Can anyone explain the syntax for the following code? It worked in rails
3.1/1.9.2 but fails to work in 2.3.4/1.8.7. It's defined in a model if
it pertains. Many thanks.

digital? ? :digital : :real

···

--
Posted via http://www.ruby-forum.com/.

It's a shorter form for

if digital? then :digital
else :real
end

This general form of this expression is:

a ? b : c

The part before the question mark (note that in your code the first question
mark one is part of the method name a it has no special meaning) is the
condition; the part between the question mark and the column is the value to
return if the condition evaluates to true and the part after the colon is the
value to return if the condition evaluates to false.

I don't know rails so I can't say what has changed between rails versions to
make it stop working. I don't think there were changes in ruby from 1.8 to 1.9
affecting this construct. Also, what do you exactly mean by "fails to work"?
Does it produce an error (in which case you should post the error message to
help people understand what may be going on), or does it just give unexpected
results?

I hope this helps

Stefano

···

On Sunday 28 August 2011 17:08:46 Chris Root wrote:

Can anyone explain the syntax for the following code? It worked in rails
3.1/1.9.2 but fails to work in 2.3.4/1.8.7. It's defined in a model if
it pertains.
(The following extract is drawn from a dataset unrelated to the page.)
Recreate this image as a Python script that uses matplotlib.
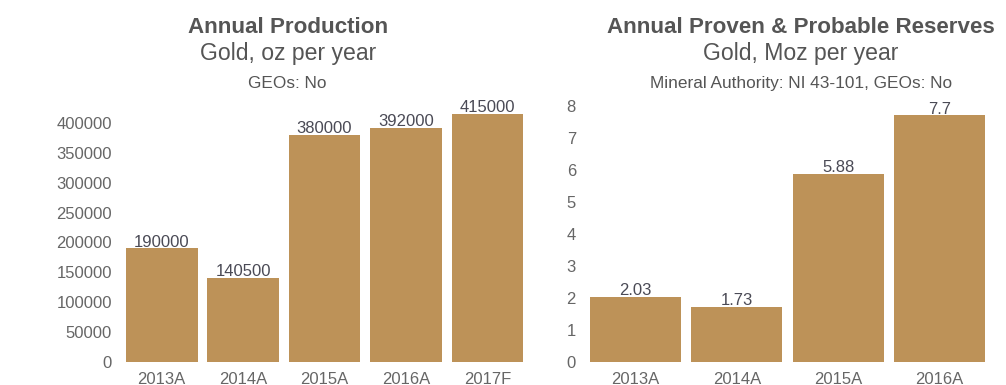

Many thanks.

digital? ? :digital : :real

That's a ternary operator, it works like Stefano said. It isn't broken,
whatever code was using it must be broken.

···

On Sun, Aug 28, 2011 at 3:08 AM, Chris Root <chrisr1386@gmail.com> wrote:

Can anyone explain the syntax for the following code? It worked in rails
3.1/1.9.2 but fails to work in 2.3.4/1.8.7. It's defined in a model if
it pertains. Many thanks.

digital? ? :digital : :real

--
Posted via http://www.ruby-forum.com/\.

Perfect. Thank you

···

--
Posted via http://www.ruby-forum.com/.

And the way we can figure that out is with an error message.

I'm surprised that programmers still do this:

"It worked in rails 3.1/1.9.2 but fails to work in 2.3.4/1.8.7."

WTF does "worked" and "fails to work" mean in this context? Does it crash? (If
so, is there a stacktrace?) Does it do something other than what you expect?
Does it cause a unit test to fail? etc etc...

···

On Sunday, August 28, 2011 06:41:54 AM Josh Cheek wrote:

On Sun, Aug 28, 2011 at 3:08 AM, Chris Root <chrisr1386@gmail.com> wrote:
> Can anyone explain the syntax for the following code? It worked in rails
> 3.1/1.9.2 but fails to work in 2.3.4/1.8.7. It's defined in a model if
> it pertains. Many thanks.
>
> digital? ? :digital : :real
>
> --
> Posted via http://www.ruby-forum.com/\.

That's a ternary operator, it works like Stefano said. It isn't broken,
whatever code was using it must be broken.